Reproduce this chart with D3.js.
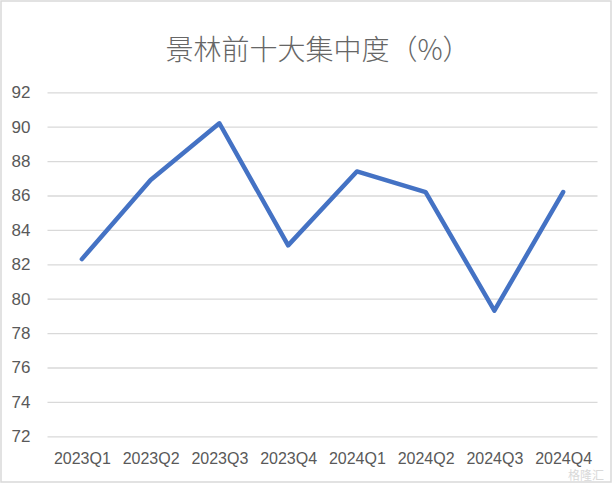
<!DOCTYPE html>
<html><head><meta charset="utf-8">
<script src="https://cdn.jsdelivr.net/npm/d3@7"></script>
<style>body{margin:0;background:#fff}svg{display:block}</style>
</head><body><svg id="c" width="612" height="483"></svg>
<script>
const categories = ["2023Q1","2023Q2","2023Q3","2023Q4","2024Q1","2024Q2","2024Q3","2024Q4"];
const values = [82.3, 86.9, 90.2, 83.1, 87.4, 86.2, 79.3, 86.2];
const yTicks = [72,74,76,78,80,82,84,86,88,90,92];
const title = "景林前十大集中度（%）";

const svg = d3.select("#c");
const W = 612, H = 483;
const m = {left: 47.5, right: 14.5, top: 92.3, bottom: 46.7};
svg.append("rect").attr("x",1).attr("y",1).attr("width",W-2).attr("height",H-2)
  .attr("fill","#fff").attr("stroke","#d9d9d9").attr("stroke-width",1.5);

const x = d3.scalePoint().domain(categories).range([m.left, W-m.right]).padding(0.5);
const y = d3.scaleLinear().domain([72,92]).range([H-m.bottom, m.top]);

svg.append("text").attr("x",318).attr("y",60).attr("text-anchor","middle")
  .attr("font-family","'Noto Sans CJK SC', sans-serif").attr("font-weight",300)
  .attr("font-size",28).attr("fill","#666666")
  .text(title);

const yAxis = d3.axisLeft(y).tickValues(yTicks).tickSize(-(W-m.left-m.right)).tickPadding(17);
const gy = svg.append("g").attr("transform",`translate(${m.left},0)`).call(yAxis);
gy.select(".domain").remove();
gy.selectAll(".tick line").attr("stroke","#d9d9d9").attr("stroke-width",1.3);
gy.selectAll(".tick text").attr("fill","#595959").attr("font-size",17)
  .attr("font-family","'Liberation Sans', Arial, sans-serif");

const xAxis = d3.axisBottom(x).tickSize(0).tickPadding(16);
const gx = svg.append("g").attr("transform",`translate(0,${H-m.bottom})`).call(xAxis);
gx.select(".domain").remove();
gx.selectAll(".tick text").attr("fill","#595959").attr("font-size",16)
  .attr("font-family","'Liberation Sans', Arial, sans-serif");

const line = d3.line().x((d,i)=>x(categories[i])).y(d=>y(d));
svg.append("path").datum(values).attr("d",line).attr("fill","none")
  .attr("stroke","#4472C4").attr("stroke-width",4.5).attr("stroke-linejoin","round").attr("stroke-linecap","round");

svg.append("text").attr("x",604).attr("y",480).attr("text-anchor","end")
  .attr("font-family","'Noto Sans CJK SC', sans-serif").attr("font-size",12).attr("fill","#d0d0d0")
  .attr("opacity",0.8).text("格隆汇");
</script></body></html>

________

__PROBLEM TO WORK ON__
Write out, word for word, the lines from the start of the data through the one holding "y = d3.scaleLinear().domain([72,92]).range([H-m.bottom, m.top]);". Omit pictures.

__THE ANSWER__
Reproduce this chart with D3.js.
<!DOCTYPE html>
<html><head><meta charset="utf-8">
<script src="https://cdn.jsdelivr.net/npm/d3@7"></script>
<style>body{margin:0;background:#fff}svg{display:block}</style>
</head><body><svg id="c" width="612" height="483"></svg>
<script>
const categories = ["2023Q1","2023Q2","2023Q3","2023Q4","2024Q1","2024Q2","2024Q3","2024Q4"];
const values = [82.3, 86.9, 90.2, 83.1, 87.4, 86.2, 79.3, 86.2];
const yTicks = [72,74,76,78,80,82,84,86,88,90,92];
const title = "景林前十大集中度（%）";

const svg = d3.select("#c");
const W = 612, H = 483;
const m = {left: 47.5, right: 14.5, top: 92.3, bottom: 46.7};
svg.append("rect").attr("x",1).attr("y",1).attr("width",W-2).attr("height",H-2)
  .attr("fill","#fff").attr("stroke","#d9d9d9").attr("stroke-width",1.5);

const x = d3.scalePoint().domain(categories).range([m.left, W-m.right]).padding(0.5);
const y = d3.scaleLinear().domain([72,92]).range([H-m.bottom, m.top]);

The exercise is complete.